NEW YORK (Reuters) - A federal bankruptcy judge said victims of Bernard Madoff’s fraud are not entitled to interest or inflation adjustments on their claims, a decision that could speed the return of $1.36 billion to the swindler’s former customers.
U.S. Bankruptcy Judge Burton Lifland in Manhattan ruled in favor of Irving Picard, the trustee liquidating Madoff’s firm, in concluding that it would be unfair to award “time-based” damages to victims of the Ponzi scheme uncovered at Bernard L. Madoff Investment Securities LLC.
He said a contrary ruling would likely have “significant unintended consequences” by favoring investors who have recovered their principal over those who have not, and perhaps giving a “windfall” to traders of claims on potential recoveries from Madoff’s estate who were never victims of the fraud.
Amanda Remus, a spokeswoman for Picard, said the trustee looks forward to “a final, unappealable order from the court.
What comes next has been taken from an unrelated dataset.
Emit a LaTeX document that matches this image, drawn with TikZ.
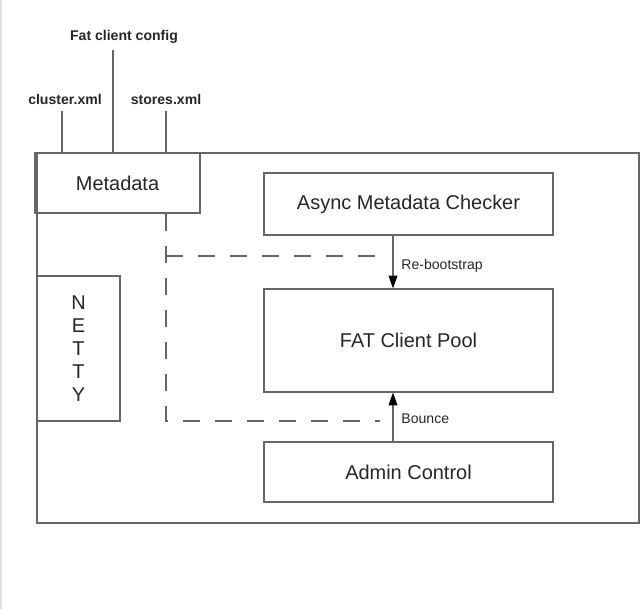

When that occurs, we will seek to distribute, at the earliest possible opportunity, the funds then available to defrauded BLMIS customers with allowed claims.”
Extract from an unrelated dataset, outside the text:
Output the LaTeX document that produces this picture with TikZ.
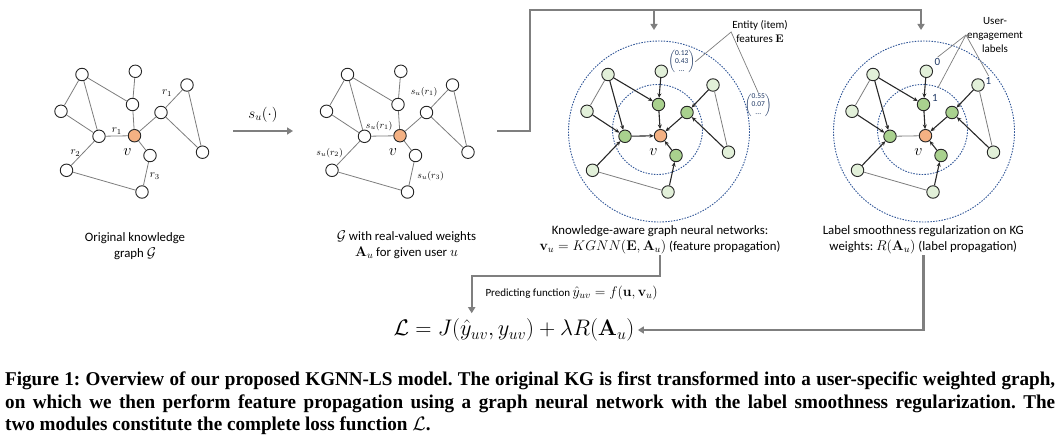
\RequirePackage{fix-cm}
\documentclass[tikz,border=0pt]{standalone}
\usepackage{amsmath}
\usepackage[no-math]{fontspec}
\setmainfont{Carlito}
\newfontfamily\capfont[FakeStretch=0.98]{Liberation Serif}
\usetikzlibrary{arrows.meta,positioning}
\definecolor{flowgray}{RGB}{127,127,127}
\definecolor{edgegray}{RGB}{125,125,125}
\definecolor{msgink}{RGB}{40,40,40}
\definecolor{rootfill}{RGB}{244,177,131}
\definecolor{farfill}{RGB}{226,240,217}
\definecolor{nearfill}{RGB}{169,209,142}
\definecolor{ringblue}{RGB}{47,85,151}
\definecolor{labelnavy}{RGB}{31,56,100}
\tikzset{
  kgnode/.style={circle, draw=black!85, line width=0.9pt, minimum size=12.5pt, inner sep=0pt},
  kgfar/.style={kgnode, fill=white},
  kgnear/.style={kgnode, fill=white},
  kgroot/.style={kgnode, fill=rootfill},
  gnnfar/.style={kgnode, fill=farfill},
  gnnnear/.style={kgnode, fill=nearfill},
  gnnroot/.style={kgnode, fill=rootfill},
  rel/.style={edgegray, line width=0.8pt},
  msg/.style={msgink, line width=1.1pt, -{Stealth[length=4.5pt,width=4pt]}},
  ring/.style={ringblue, line width=0.9pt, dash pattern=on 1.5pt off 1.3pt},
  flowline/.style={flowgray, line width=2.4pt, -{Triangle[length=6pt,width=7pt]}},
  callout/.style={edgegray, line width=0.7pt},
  rlbl/.style={font=\fontsize{11}{11}\selectfont, text=black, inner sep=1pt},
  slbl/.style={font=\fontsize{9.5}{9.5}\selectfont, text=black, inner sep=1pt},
  vlbl/.style={font=\fontsize{16}{16}\selectfont, inner sep=0pt},
  ulbl/.style={font=\fontsize{11}{11}\selectfont, text=labelnavy, inner sep=1pt},
  stagecap/.style={align=center, font=\fontsize{12.8}{16}\selectfont, inner sep=1pt},
  note/.style={align=center, font=\fontsize{11}{14}\selectfont, inner sep=1pt},
  vec/.style={font=\fontsize{7.5}{8}\selectfont, text=labelnavy, inner sep=0pt},
  figcap/.style={anchor=west, inner sep=0pt, font=\capfont\bfseries\fontsize{19.5}{22}\selectfont},
}
\newcommand{\featvec}[2]{$\left(\begin{tabular}{@{}c@{}}#1\\#2\\...\end{tabular}\right)$}
\newcommand{\capmath}[1]{{\fontsize{14}{16}\selectfont$#1$}}

\begin{document}
\frenchspacing
\begin{tikzpicture}[x=1pt,y=-1pt]
  \useasboundingbox (0,0) rectangle (1064,438);
  \foreach \dx in {526,791}{
    \draw[ring] (\dx+131.5,129.5) circle (45);
    \draw[ring] (\dx+133,131.5) circle (90.5);}
  \foreach \n/\x/\y/\k in {a/82/74.5/far, b/135.3/71.3/far, c/187/85/far, d/132.5/104.5/near,
      e/61/111.3/far, f/161/112.5/near, g/99/136.3/near, v/134.5/135.7/root,
      h/202.5/152.2/far, i/150/155.5/near, j/66.5/170.3/far, k/142/192/far}{
    \node[kg\k] (A\n) at (\x,\y) {};
    \node[kg\k] (B\n) at (\x+265.5,\y) {};
    \node[gnn\k] (C\n) at (\x+526,\y) {};
    \node[gnn\k] (D\n) at (\x+791,\y) {};}
  \foreach \p in {A,B}
    \foreach \s/\t in {a/e,a/g,a/d,d/b,d/v,e/g,v/f,f/h,c/h,v/i,j/k}
      \draw[rel] (\p\s) -- (\p\t);
  \draw[rel] (Ag) -- node[rlbl, above] {$r_1$} (Av);
  \draw[rel] (Af) -- node[rlbl, above left=1pt] {$r_1$} (Ac);
  \draw[rel] (Ag) -- node[rlbl, left=1pt] {$r_2$} (Aj);
  \draw[rel] (Ai) -- node[rlbl, right=3pt, pos=0.6] {$r_3$} (Ak);
  \draw[rel] (Bg) -- node[slbl, above=4pt, xshift=-3pt] {$s_u(r_1)$} (Bv);
  \draw[rel] (Bf) -- node[slbl, above left=1pt] {$s_u(r_1)$} (Bc);
  \draw[rel] (Bg) -- node[slbl, left=4pt] {$s_u(r_2)$} (Bj);
  \draw[rel] (Bi) -- node[slbl, right=5pt, pos=0.6] {$s_u(r_3)$} (Bk);
  \foreach \p in {C,D}{
    \foreach \s/\t in {a/e,j/k,c/h}
      \draw[rel] (\p\s) -- (\p\t);
    \foreach \s/\t in {a/g,a/d,b/d,d/v,e/g,f/v,c/f,h/f,i/v,k/i,j/g}
      \draw[msg] (\p\s) -- (\p\t);}
  \draw[msg] (Cg) -- (Cv);
  \draw[rel] (Dg) -- (Dv);
  \foreach \p in {A,B,C,D}
    \node[vlbl] (\p vl) at ([shift={(-7,16)}]\p v) {$v$};

  \node[vec] (featA) at (681.7,61.7) {\featvec{0.12}{0.43}};
  \node[vec] (featB) at (758.3,105) {\featvec{0.55}{0.07}};
  \node[note] (entity) at (760,32) {Entity (item)\\features $\mathbf{E}$};
  \draw[callout] (featA.east) -- (entity.west) -- (featB.north);
  \node[ulbl] (lab0) at (937.5,62) {0};
  \node[ulbl] (lab1) at (935,98) {1};
  \node[ulbl] (lab2) at (988.5,80.5) {1};
  \node[note] (engage) at (995,35) {User-\\engagement\\labels};
  \draw[callout] (lab0.north) -- (engage.west) -- (lab2.north);
  \draw[callout, shorten <=6pt] (lab1.north) -- (engage.west);

  \node[stagecap] (Acap) at (135,246) {Original knowledge\\graph \capmath{\mathcal{G}}};
  \node[stagecap] (Bcap) at (406.5,245) {\capmath{\mathcal{G}} with real-valued weights\\\capmath{\mathbf{A}_u} for given user \capmath{u}};
  \node[stagecap] (Ccap) at (660,240) {Knowledge-aware graph neural networks:\\\capmath{\mathbf{v}_u = KGNN(\mathbf{E},\mathbf{A}_u)} (feature propagation)};
  \node[stagecap] (Dcap) at (923.3,240) {Label smoothness regularization on KG\\weights: \capmath{R(\mathbf{A}_u)} (label propagation)};

  \coordinate (Aout) at (233,131);
  \coordinate (Bin) at (293,131);
  \draw[flowline] (Aout) -- node[above=4pt, text=black, font=\fontsize{15}{15}\selectfont] (su) {$s_u(\cdot)$} (Bin);
  \coordinate (Bout) at (497,131);
  \coordinate (fork) at (530,10);
  \coordinate (gnnin) at (654,30);
  \coordinate (lsin) at (921,30);
  \draw[flowline] (Bout) -| (fork) -| (lsin);
  \draw[flowline] (gnnin |- fork) -- (gnnin);

  \node[font=\fontsize{22.5}{23}\selectfont] (loss) at (514,330) {$\mathcal{L} = J(\hat{y}_{uv}, y_{uv}) + \lambda R(\mathbf{A}_u)$};
  \node[anchor=west, font=\fontsize{11}{13}\selectfont] (pred) at (482,293) {Predicting function {\fontsize{14}{14}\selectfont$\hat{y}_{uv} = f(\mathbf{u}, \mathbf{v}_u)$}};
  \coordinate (pbend) at (471.7,276);
  \draw[flowline, shorten >=2pt] (Ccap.south) |- (pbend) -- (pbend |- loss.north);
  \draw[flowline] (Dcap.south) |- (loss.east);

  \node[figcap] (fig1) at (5,381) {\makebox[1050pt][s]{Figure 1: Overview of our proposed KGNN-LS model. The original KG is first transformed into a user-specific weighted graph,}};
  \node[figcap] (fig2) at (5,404) {\makebox[1050pt][s]{on which we then perform feature propagation using a graph neural network with the label smoothness regularization. The}};
  \node[figcap] (fig3) at (5,426) {two modules constitute the complete loss function $\mathcal{L}$.};
\end{tikzpicture}
\end{document}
Picard has distributed more than $5.4 billion to former customers of Bernard L. Madoff Investment Securities LLC, roughly half of the $11.1 billion of claims he deems “allowed.”
But he has kept the $1.36 billion in reserve pending a determination of whether customers who invested with Madoff for longer periods should recover more because of that extra time.
Lifland ruled on what he called a novel legal issue: whether customers’ “net equity” claims could be adjusted for time-based damages under the Securities Investor Protection Act, a federal law used to help recoup money for victims of failed brokerages.
In rejecting such adjustments, Lifland noted that Madoff’s victims had never bargained for guaranteed rates of return or inflation protection when they opened accounts.
The judge also said it was impossible to have their claims reflect “market reality” in the first place, because their final account statements proved to be fabricated.
“In this zero sum game where funds are limited, hard choices must be made,” Lifland wrote. “The plain language, purpose, framework and distribution scheme of SIPA, as well as (legal) precedent, all support the method chosen by the trustee.”
Lifland delayed distributing the $1.36 billion for 10 days to allow an appeal. Citing “the obvious need” to free that money promptly, the judge said he will look favorably upon a request to appeal directly to the 2nd U.S. Circuit Court of Appeals.
That court in 2011 upheld Picard’s method to calculate losses based on amounts taken out of Madoff’s firm minus amounts invested, rather than amounts shown on final account statements.
P. Gregory Schwed, a partner at Loeb & Loeb representing some of the objectors, declined to comment.
Helen Chaitman, a lawyer who represents some objectors and has frequently tangled with Picard over Madoff claims, did not immediately respond to a request for comment.
The trustee has recovered $9.35 billion for Madoff victims, including all sums held in reserve pending legal challenges.
Madoff, 75, was arrested in December 2008, pleaded guilty three months later, and is serving a 150-year sentence in a North Carolina federal prison.
The case is In re: Bernard L. Madoff Investment Securities LLC, U.S. Bankruptcy Court, Southern District of New York, No. 08-1789.